_Exercise goal_.
Print every entry word for word, but omit the pictures.
::: Stored data :::
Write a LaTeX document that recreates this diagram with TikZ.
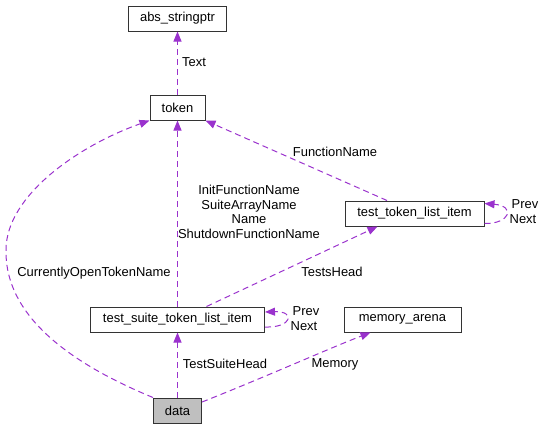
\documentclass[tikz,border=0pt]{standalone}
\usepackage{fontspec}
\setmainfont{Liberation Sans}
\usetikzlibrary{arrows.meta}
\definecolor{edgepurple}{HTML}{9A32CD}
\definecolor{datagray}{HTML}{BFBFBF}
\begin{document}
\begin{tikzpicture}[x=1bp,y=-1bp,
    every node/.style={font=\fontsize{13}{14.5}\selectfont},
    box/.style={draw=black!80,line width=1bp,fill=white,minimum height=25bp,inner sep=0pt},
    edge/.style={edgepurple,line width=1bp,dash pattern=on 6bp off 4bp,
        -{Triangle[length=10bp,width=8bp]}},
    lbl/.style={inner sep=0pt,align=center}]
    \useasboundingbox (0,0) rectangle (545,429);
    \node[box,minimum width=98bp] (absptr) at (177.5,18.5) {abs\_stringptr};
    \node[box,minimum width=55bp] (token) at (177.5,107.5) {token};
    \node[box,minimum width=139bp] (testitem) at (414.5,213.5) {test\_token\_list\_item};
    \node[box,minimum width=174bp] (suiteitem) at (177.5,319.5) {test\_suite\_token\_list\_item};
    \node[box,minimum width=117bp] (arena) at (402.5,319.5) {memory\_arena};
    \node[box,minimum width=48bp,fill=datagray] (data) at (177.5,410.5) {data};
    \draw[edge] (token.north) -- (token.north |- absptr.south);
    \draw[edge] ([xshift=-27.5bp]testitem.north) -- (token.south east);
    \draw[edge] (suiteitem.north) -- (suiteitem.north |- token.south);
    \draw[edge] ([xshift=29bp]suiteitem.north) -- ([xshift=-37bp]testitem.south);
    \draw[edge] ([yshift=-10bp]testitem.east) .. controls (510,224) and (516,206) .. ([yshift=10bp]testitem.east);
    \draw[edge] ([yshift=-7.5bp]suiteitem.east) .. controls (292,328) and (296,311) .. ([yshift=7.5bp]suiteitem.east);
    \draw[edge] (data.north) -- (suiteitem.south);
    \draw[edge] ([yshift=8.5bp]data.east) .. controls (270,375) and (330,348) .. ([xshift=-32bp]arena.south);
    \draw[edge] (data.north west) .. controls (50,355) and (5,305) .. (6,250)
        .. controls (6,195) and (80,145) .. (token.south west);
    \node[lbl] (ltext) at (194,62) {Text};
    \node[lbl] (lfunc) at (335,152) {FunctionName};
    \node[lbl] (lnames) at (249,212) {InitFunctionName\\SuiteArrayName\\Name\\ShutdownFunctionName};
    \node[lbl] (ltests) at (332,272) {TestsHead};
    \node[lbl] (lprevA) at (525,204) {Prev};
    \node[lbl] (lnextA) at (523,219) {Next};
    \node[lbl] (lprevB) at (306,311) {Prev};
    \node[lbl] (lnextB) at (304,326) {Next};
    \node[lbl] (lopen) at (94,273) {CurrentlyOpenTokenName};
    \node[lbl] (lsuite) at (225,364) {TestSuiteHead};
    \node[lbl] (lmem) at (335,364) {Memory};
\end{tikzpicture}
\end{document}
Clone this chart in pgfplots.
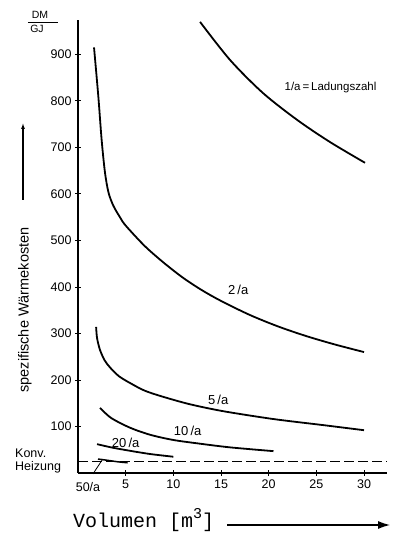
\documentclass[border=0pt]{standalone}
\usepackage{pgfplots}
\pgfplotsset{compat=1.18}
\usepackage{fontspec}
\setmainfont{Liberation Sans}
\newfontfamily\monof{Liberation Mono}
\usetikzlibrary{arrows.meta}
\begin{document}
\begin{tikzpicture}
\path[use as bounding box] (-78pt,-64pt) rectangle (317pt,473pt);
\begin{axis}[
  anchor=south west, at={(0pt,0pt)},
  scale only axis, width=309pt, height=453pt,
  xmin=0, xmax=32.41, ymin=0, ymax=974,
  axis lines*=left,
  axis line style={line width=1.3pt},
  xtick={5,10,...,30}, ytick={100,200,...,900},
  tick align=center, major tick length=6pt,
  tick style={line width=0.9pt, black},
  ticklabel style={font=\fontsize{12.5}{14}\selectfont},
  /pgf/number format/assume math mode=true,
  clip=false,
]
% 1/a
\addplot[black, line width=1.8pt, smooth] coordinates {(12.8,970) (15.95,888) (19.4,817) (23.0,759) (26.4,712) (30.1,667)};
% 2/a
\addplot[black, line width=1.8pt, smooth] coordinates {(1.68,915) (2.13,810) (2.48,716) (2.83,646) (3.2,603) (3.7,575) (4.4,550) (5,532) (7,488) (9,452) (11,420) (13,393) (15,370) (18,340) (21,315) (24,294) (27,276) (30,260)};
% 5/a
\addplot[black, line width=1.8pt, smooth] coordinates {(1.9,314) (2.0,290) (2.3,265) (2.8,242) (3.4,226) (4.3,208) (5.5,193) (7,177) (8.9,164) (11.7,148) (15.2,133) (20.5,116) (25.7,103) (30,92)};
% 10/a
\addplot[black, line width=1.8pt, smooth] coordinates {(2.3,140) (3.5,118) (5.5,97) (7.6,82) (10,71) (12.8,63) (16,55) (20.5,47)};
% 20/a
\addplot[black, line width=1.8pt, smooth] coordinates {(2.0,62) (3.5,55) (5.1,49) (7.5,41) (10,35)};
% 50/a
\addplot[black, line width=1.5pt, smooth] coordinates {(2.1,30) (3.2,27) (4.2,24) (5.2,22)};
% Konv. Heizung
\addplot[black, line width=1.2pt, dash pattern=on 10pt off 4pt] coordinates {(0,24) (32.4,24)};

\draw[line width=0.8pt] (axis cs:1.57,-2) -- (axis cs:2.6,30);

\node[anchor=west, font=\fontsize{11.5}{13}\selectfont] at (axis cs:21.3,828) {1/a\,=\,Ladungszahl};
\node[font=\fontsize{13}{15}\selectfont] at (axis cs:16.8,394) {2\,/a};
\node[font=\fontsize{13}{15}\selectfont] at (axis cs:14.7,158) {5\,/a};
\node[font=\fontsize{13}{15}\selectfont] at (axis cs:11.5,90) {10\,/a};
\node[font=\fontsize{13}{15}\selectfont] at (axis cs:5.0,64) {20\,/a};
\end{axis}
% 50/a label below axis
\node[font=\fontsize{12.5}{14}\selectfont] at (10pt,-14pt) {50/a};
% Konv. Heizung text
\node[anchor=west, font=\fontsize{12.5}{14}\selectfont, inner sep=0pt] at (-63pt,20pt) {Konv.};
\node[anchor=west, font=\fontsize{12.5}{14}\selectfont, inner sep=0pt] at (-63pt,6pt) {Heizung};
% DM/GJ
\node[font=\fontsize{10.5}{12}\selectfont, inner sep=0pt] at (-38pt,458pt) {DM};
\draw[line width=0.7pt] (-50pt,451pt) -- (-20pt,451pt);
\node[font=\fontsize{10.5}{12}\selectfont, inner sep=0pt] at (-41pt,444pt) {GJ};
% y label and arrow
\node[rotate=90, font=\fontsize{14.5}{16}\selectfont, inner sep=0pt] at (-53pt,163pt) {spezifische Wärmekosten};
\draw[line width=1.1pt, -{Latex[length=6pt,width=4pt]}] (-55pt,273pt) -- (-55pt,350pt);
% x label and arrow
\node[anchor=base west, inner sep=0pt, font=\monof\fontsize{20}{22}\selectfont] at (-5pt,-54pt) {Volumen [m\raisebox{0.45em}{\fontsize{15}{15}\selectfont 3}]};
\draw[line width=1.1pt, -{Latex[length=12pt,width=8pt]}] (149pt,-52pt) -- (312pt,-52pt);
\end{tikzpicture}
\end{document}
:::
_Written solution_.
Write a LaTeX document that recreates this diagram with TikZ.
\documentclass[tikz,border=0pt]{standalone}
\usepackage{fontspec}
\setmainfont{Liberation Sans}
\usetikzlibrary{arrows.meta}
\definecolor{edgepurple}{HTML}{9A32CD}
\definecolor{datagray}{HTML}{BFBFBF}
\begin{document}
\begin{tikzpicture}[x=1bp,y=-1bp,
    every node/.style={font=\fontsize{13}{14.5}\selectfont},
    box/.style={draw=black!80,line width=1bp,fill=white,minimum height=25bp,inner sep=0pt},
    edge/.style={edgepurple,line width=1bp,dash pattern=on 6bp off 4bp,
        -{Triangle[length=10bp,width=8bp]}},
    lbl/.style={inner sep=0pt,align=center}]
    \useasboundingbox (0,0) rectangle (545,429);
    \node[box,minimum width=98bp] (absptr) at (177.5,18.5) {abs\_stringptr};
    \node[box,minimum width=55bp] (token) at (177.5,107.5) {token};
    \node[box,minimum width=139bp] (testitem) at (414.5,213.5) {test\_token\_list\_item};
    \node[box,minimum width=174bp] (suiteitem) at (177.5,319.5) {test\_suite\_token\_list\_item};
    \node[box,minimum width=117bp] (arena) at (402.5,319.5) {memory\_arena};
    \node[box,minimum width=48bp,fill=datagray] (data) at (177.5,410.5) {data};
    \draw[edge] (token.north) -- (token.north |- absptr.south);
    \draw[edge] ([xshift=-27.5bp]testitem.north) -- (token.south east);
    \draw[edge] (suiteitem.north) -- (suiteitem.north |- token.south);
    \draw[edge] ([xshift=29bp]suiteitem.north) -- ([xshift=-37bp]testitem.south);
    \draw[edge] ([yshift=-10bp]testitem.east) .. controls (510,224) and (516,206) .. ([yshift=10bp]testitem.east);
    \draw[edge] ([yshift=-7.5bp]suiteitem.east) .. controls (292,328) and (296,311) .. ([yshift=7.5bp]suiteitem.east);
    \draw[edge] (data.north) -- (suiteitem.south);
    \draw[edge] ([yshift=8.5bp]data.east) .. controls (270,375) and (330,348) .. ([xshift=-32bp]arena.south);
    \draw[edge] (data.north west) .. controls (50,355) and (5,305) .. (6,250)
        .. controls (6,195) and (80,145) .. (token.south west);
    \node[lbl] (ltext) at (194,62) {Text};
    \node[lbl] (lfunc) at (335,152) {FunctionName};
    \node[lbl] (lnames) at (249,212) {InitFunctionName\\SuiteArrayName\\Name\\ShutdownFunctionName};
    \node[lbl] (ltests) at (332,272) {TestsHead};
    \node[lbl] (lprevA) at (525,204) {Prev};
    \node[lbl] (lnextA) at (523,219) {Next};
    \node[lbl] (lprevB) at (306,311) {Prev};
    \node[lbl] (lnextB) at (304,326) {Next};
    \node[lbl] (lopen) at (94,273) {CurrentlyOpenTokenName};
    \node[lbl] (lsuite) at (225,364) {TestSuiteHead};
    \node[lbl] (lmem) at (335,364) {Memory};
\end{tikzpicture}
\end{document}
Clone this chart in pgfplots.
\documentclass[border=0pt]{standalone}
\usepackage{pgfplots}
\pgfplotsset{compat=1.18}
\usepackage{fontspec}
\setmainfont{Liberation Sans}
\newfontfamily\monof{Liberation Mono}
\usetikzlibrary{arrows.meta}
\begin{document}
\begin{tikzpicture}
\path[use as bounding box] (-78pt,-64pt) rectangle (317pt,473pt);
\begin{axis}[
  anchor=south west, at={(0pt,0pt)},
  scale only axis, width=309pt, height=453pt,
  xmin=0, xmax=32.41, ymin=0, ymax=974,
  axis lines*=left,
  axis line style={line width=1.3pt},
  xtick={5,10,...,30}, ytick={100,200,...,900},
  tick align=center, major tick length=6pt,
  tick style={line width=0.9pt, black},
  ticklabel style={font=\fontsize{12.5}{14}\selectfont},
  /pgf/number format/assume math mode=true,
  clip=false,
]
% 1/a
\addplot[black, line width=1.8pt, smooth] coordinates {(12.8,970) (15.95,888) (19.4,817) (23.0,759) (26.4,712) (30.1,667)};
% 2/a
\addplot[black, line width=1.8pt, smooth] coordinates {(1.68,915) (2.13,810) (2.48,716) (2.83,646) (3.2,603) (3.7,575) (4.4,550) (5,532) (7,488) (9,452) (11,420) (13,393) (15,370) (18,340) (21,315) (24,294) (27,276) (30,260)};
% 5/a
\addplot[black, line width=1.8pt, smooth] coordinates {(1.9,314) (2.0,290) (2.3,265) (2.8,242) (3.4,226) (4.3,208) (5.5,193) (7,177) (8.9,164) (11.7,148) (15.2,133) (20.5,116) (25.7,103) (30,92)};
% 10/a
\addplot[black, line width=1.8pt, smooth] coordinates {(2.3,140) (3.5,118) (5.5,97) (7.6,82) (10,71) (12.8,63) (16,55) (20.5,47)};
% 20/a
\addplot[black, line width=1.8pt, smooth] coordinates {(2.0,62) (3.5,55) (5.1,49) (7.5,41) (10,35)};
% 50/a
\addplot[black, line width=1.5pt, smooth] coordinates {(2.1,30) (3.2,27) (4.2,24) (5.2,22)};
% Konv. Heizung
\addplot[black, line width=1.2pt, dash pattern=on 10pt off 4pt] coordinates {(0,24) (32.4,24)};

\draw[line width=0.8pt] (axis cs:1.57,-2) -- (axis cs:2.6,30);

\node[anchor=west, font=\fontsize{11.5}{13}\selectfont] at (axis cs:21.3,828) {1/a\,=\,Ladungszahl};
\node[font=\fontsize{13}{15}\selectfont] at (axis cs:16.8,394) {2\,/a};
\node[font=\fontsize{13}{15}\selectfont] at (axis cs:14.7,158) {5\,/a};
\node[font=\fontsize{13}{15}\selectfont] at (axis cs:11.5,90) {10\,/a};
\node[font=\fontsize{13}{15}\selectfont] at (axis cs:5.0,64) {20\,/a};
\end{axis}
% 50/a label below axis
\node[font=\fontsize{12.5}{14}\selectfont] at (10pt,-14pt) {50/a};
% Konv. Heizung text
\node[anchor=west, font=\fontsize{12.5}{14}\selectfont, inner sep=0pt] at (-63pt,20pt) {Konv.};
\node[anchor=west, font=\fontsize{12.5}{14}\selectfont, inner sep=0pt] at (-63pt,6pt) {Heizung};
% DM/GJ
\node[font=\fontsize{10.5}{12}\selectfont, inner sep=0pt] at (-38pt,458pt) {DM};
\draw[line width=0.7pt] (-50pt,451pt) -- (-20pt,451pt);
\node[font=\fontsize{10.5}{12}\selectfont, inner sep=0pt] at (-41pt,444pt) {GJ};
% y label and arrow
\node[rotate=90, font=\fontsize{14.5}{16}\selectfont, inner sep=0pt] at (-53pt,163pt) {spezifische Wärmekosten};
\draw[line width=1.1pt, -{Latex[length=6pt,width=4pt]}] (-55pt,273pt) -- (-55pt,350pt);
% x label and arrow
\node[anchor=base west, inner sep=0pt, font=\monof\fontsize{20}{22}\selectfont] at (-5pt,-54pt) {Volumen [m\raisebox{0.45em}{\fontsize{15}{15}\selectfont 3}]};
\draw[line width=1.1pt, -{Latex[length=12pt,width=8pt]}] (149pt,-52pt) -- (312pt,-52pt);
\end{tikzpicture}
\end{document}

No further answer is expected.